Sure, this requires some imagination. That’s where the puppets come in to enliven our faith and hope! And the singing about wanting marchin’ in and wanting to be in that number! ! It’s where our most powerful symbols are helpful too! This great table of love, where we can feast and commune together, with all the saints! There’s room for us all here, including that great of cloud of witnesses, and those angels hovering round!  And it’s just a foretaste of a heavenly banquet!

Rather than being left only fearful, only grieving, only cold, confused, or alone when death comes, All Saints says to us: why not welcome some imagination, too, and a sense of faithful curiosity and wonder, too!

Enter the brilliance of Mary Oliver. I love how she imagines when death comes! There’s a firm sort of gentleness to it. It comes not like any hungry bear, but a hungry bear in autumn!
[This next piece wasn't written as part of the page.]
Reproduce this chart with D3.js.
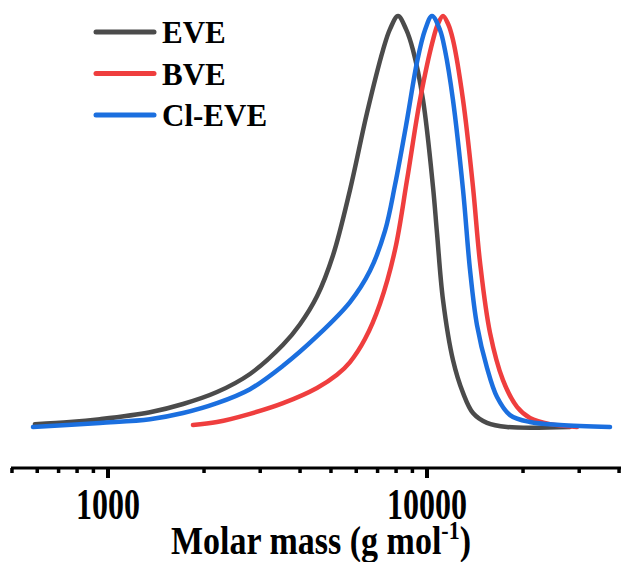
<!DOCTYPE html>
<html>
<head>
<meta charset="utf-8">
<script src="https://cdn.jsdelivr.net/npm/d3@7"></script>
<style>
  body { margin: 0; background: #fff; }
  svg { display: block; }
</style>
</head>
<body>
<div id="chart"></div>
<script>
var width = 621, height = 562;

// molar mass (g/mol) and normalised signal
var eveMass = [590, 760, 944, 1354, 1719, 2196, 2787, 3537, 3999, 4520, 5075, 5737, 6484, 7279, 7656, 8112, 8595, 9040, 9716, 10443, 10748, 11225, 12061, 12970, 13937, 15422, 17818, 28070];
var eveSignal = [0.007, 0.012, 0.019, 0.036, 0.056, 0.085, 0.129, 0.200, 0.250, 0.318, 0.418, 0.577, 0.764, 0.917, 0.968, 1.0, 0.968, 0.917, 0.796, 0.584, 0.472, 0.309, 0.163, 0.083, 0.034, 0.010, 0, 0];

var bveMass = [1847, 2196, 2787, 3537, 4520, 5222, 5737, 6391, 7123, 7939, 8657, 9508, 10443, 10826, 11225, 11638, 12061, 12970, 13937, 14661, 15760, 17305, 19149, 21028, 24298, 29526];
var bveSignal = [0.005, 0.012, 0.032, 0.058, 0.095, 0.127, 0.158, 0.214, 0.300, 0.431, 0.601, 0.796, 0.942, 0.981, 1.0, 0.981, 0.942, 0.796, 0.584, 0.401, 0.229, 0.114, 0.049, 0.022, 0.007, 0];

var cleveMass = [582, 944, 1354, 1719, 2196, 2787, 3537, 4520, 5737, 6626, 7384, 7939, 8657, 9305, 9857, 10367, 10984, 11387, 12061, 12970, 13643, 14345, 15422, 16577, 18206, 21028, 26115, 37474];
var cleveSignal = [0, 0.010, 0.019, 0.034, 0.058, 0.092, 0.149, 0.221, 0.304, 0.380, 0.477, 0.589, 0.747, 0.888, 0.966, 1.0, 0.966, 0.917, 0.796, 0.577, 0.382, 0.248, 0.144, 0.073, 0.029, 0.012, 0.005, 0];

var seriesNames = ["EVE", "BVE", "Cl-EVE"];
var seriesColors = ["#4b4b4b", "#ef3e3e", "#1b6fdf"];
var majorTicks = [1000, 10000];
var minorTicks = [500, 600, 700, 800, 900, 2000, 3000, 4000, 5000, 6000, 7000, 8000, 9000, 20000, 30000, 40000];

var series = [
  { name: seriesNames[0], color: seriesColors[0], mass: eveMass, signal: eveSignal },
  { name: seriesNames[1], color: seriesColors[1], mass: bveMass, signal: bveSignal },
  { name: seriesNames[2], color: seriesColors[2], mass: cleveMass, signal: cleveSignal }
];

var svg = d3.select("#chart")
  .append("svg")
  .attr("width", width)
  .attr("height", height);

var x0 = d3.scaleLog().domain([1000, 10000]).range([108, 427]);
var x = x0.copy().domain([x0.invert(11), x0.invert(622)]).range([11, 622]);
var y = d3.scaleLinear().domain([0, 1]).range([427, 16]);

var axisY = 468;

// axis line
svg.append("line")
  .attr("x1", 11).attr("x2", 622)
  .attr("y1", axisY).attr("y2", axisY)
  .attr("stroke", "#000")
  .attr("stroke-width", 3);

svg.selectAll(".minor")
  .data(minorTicks.filter(function(d){ return x(d) < 620; }))
  .enter().append("line")
  .attr("class", "minor")
  .attr("x1", function(d){ return x(d); })
  .attr("x2", function(d){ return x(d); })
  .attr("y1", axisY).attr("y2", axisY + 5)
  .attr("stroke", "#000")
  .attr("stroke-width", 3.5);

svg.selectAll(".major")
  .data(majorTicks)
  .enter().append("line")
  .attr("class", "major")
  .attr("x1", function(d){ return x(d); })
  .attr("x2", function(d){ return x(d); })
  .attr("y1", axisY).attr("y2", axisY + 10)
  .attr("stroke", "#000")
  .attr("stroke-width", 4);

svg.selectAll(".tlabel")
  .data(majorTicks)
  .enter().append("text")
  .attr("class", "tlabel")
  .attr("transform", function(d){ return "translate(" + x(d) + ",519) scale(1,1.38)"; })
  .attr("text-anchor", "middle")
  .attr("font-family", "'Liberation Serif', 'Times New Roman', serif")
  .attr("font-weight", "bold")
  .attr("font-size", 32)
  .text(function(d){ return d; });

var title = svg.append("text")
  .attr("transform", "translate(321,554) scale(1,1.18)")
  .attr("text-anchor", "middle")
  .attr("font-family", "'Liberation Serif', 'Times New Roman', serif")
  .attr("font-weight", "bold")
  .attr("font-size", 34);
title.append("tspan").text("Molar mass (g mol");
title.append("tspan").attr("font-size", 22).attr("dy", -13).text("-1");
title.append("tspan").attr("dy", 13).text(")");

var line = d3.line()
  .x(function(d){ return x(d[0]); })
  .y(function(d){ return y(d[1]); })
  .curve(d3.curveCatmullRom.alpha(0.5));

svg.selectAll(".curve")
  .data(series)
  .enter().append("path")
  .attr("class", "curve")
  .attr("d", function(s){ return line(d3.zip(s.mass, s.signal)); })
  .attr("fill", "none")
  .attr("stroke", function(s){ return s.color; })
  .attr("stroke-width", 4.5)
  .attr("stroke-linejoin", "round")
  .attr("stroke-linecap", "round");

var legend = svg.selectAll(".legend")
  .data(series)
  .enter().append("g")
  .attr("class", "legend")
  .attr("transform", function(d, i){ return "translate(0," + (i * 41.5) + ")"; });

legend.append("line")
  .attr("x1", 96).attr("x2", 154)
  .attr("y1", 32).attr("y2", 32)
  .attr("stroke", function(d){ return d.color; })
  .attr("stroke-width", 5)
  .attr("stroke-linecap", "round");

legend.append("text")
  .attr("x", 162).attr("y", 43)
  .attr("font-family", "'Liberation Serif', 'Times New Roman', serif")
  .attr("font-weight", "bold")
  .attr("font-size", 31)
  .text(function(d){ return d.name; });
</script>
</body>
</html>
It’s not as an icicle nor anything so sharp or quick, but as a slow-moving iceberg between our shoulder blades, coming as if to straighten our back!  Like “measles-pox” a phrase I think she made up to capture that broader scale of death. Today we might call it being overcome by the oceanic swells of a pandemic. And she imagines stepping not into some vast cavern of darkness but instead a cottage. There’s a sense of intimacy here, like it’s time to light a fire and pull out the herbal tea and blankets. As the poem continues, her spirit grows more and more curious and open to the sheer wonder of death. And stepping through the door itself, she comes to see everything as a brotherhood or sisterhood. How marvelous!

And she considers each life a field daisy, and each name a comfortable music in the mouth, tending toward silence!  With this line, I can’t help but  think of how we sometimes sing hymns here, deeply and prayerfully, with thanks to Peter, and how I and maybe you too sometimes sing

and end them with eyes closed, and souls fully present to the wonder and gift of it all!

What’s more, all of this gentle, warm-hearted curiosity about death somehow turns Mary Oliver back to how she wants to live. No more sighs! No fears! No arguments from her! Just more curiosity and awe and wonder and the gift of radical amazement!

Maybe that’s All Saints Sunday’s greatest gift. It’s an invitation to stand at the threshold of life and death, whenever death comes “full of curiosity and wondering,” as Oliver puts it so well. What better way to encounter mystery!  What better way to meet each other! What better way to meet God, and to rest in those wide arms of grace!

The puppets get this already! They bring joy to grief, gladness to our sadness, they invite us to dance with the reality of loss and new life and buoy our spirits, because they and we know nothing is ever lost in the awe-inspiring breadth and depth of God’s love!  So why not join the chorus and sing? Why not let the saints go marching and feasting, all of us together? On this bright November morning, thanks be to God for all Saints Sunday. Thanks be to God for all the precious names we will soon lift up! Thanks be to God for all the Saints who from their labors rest! Amen!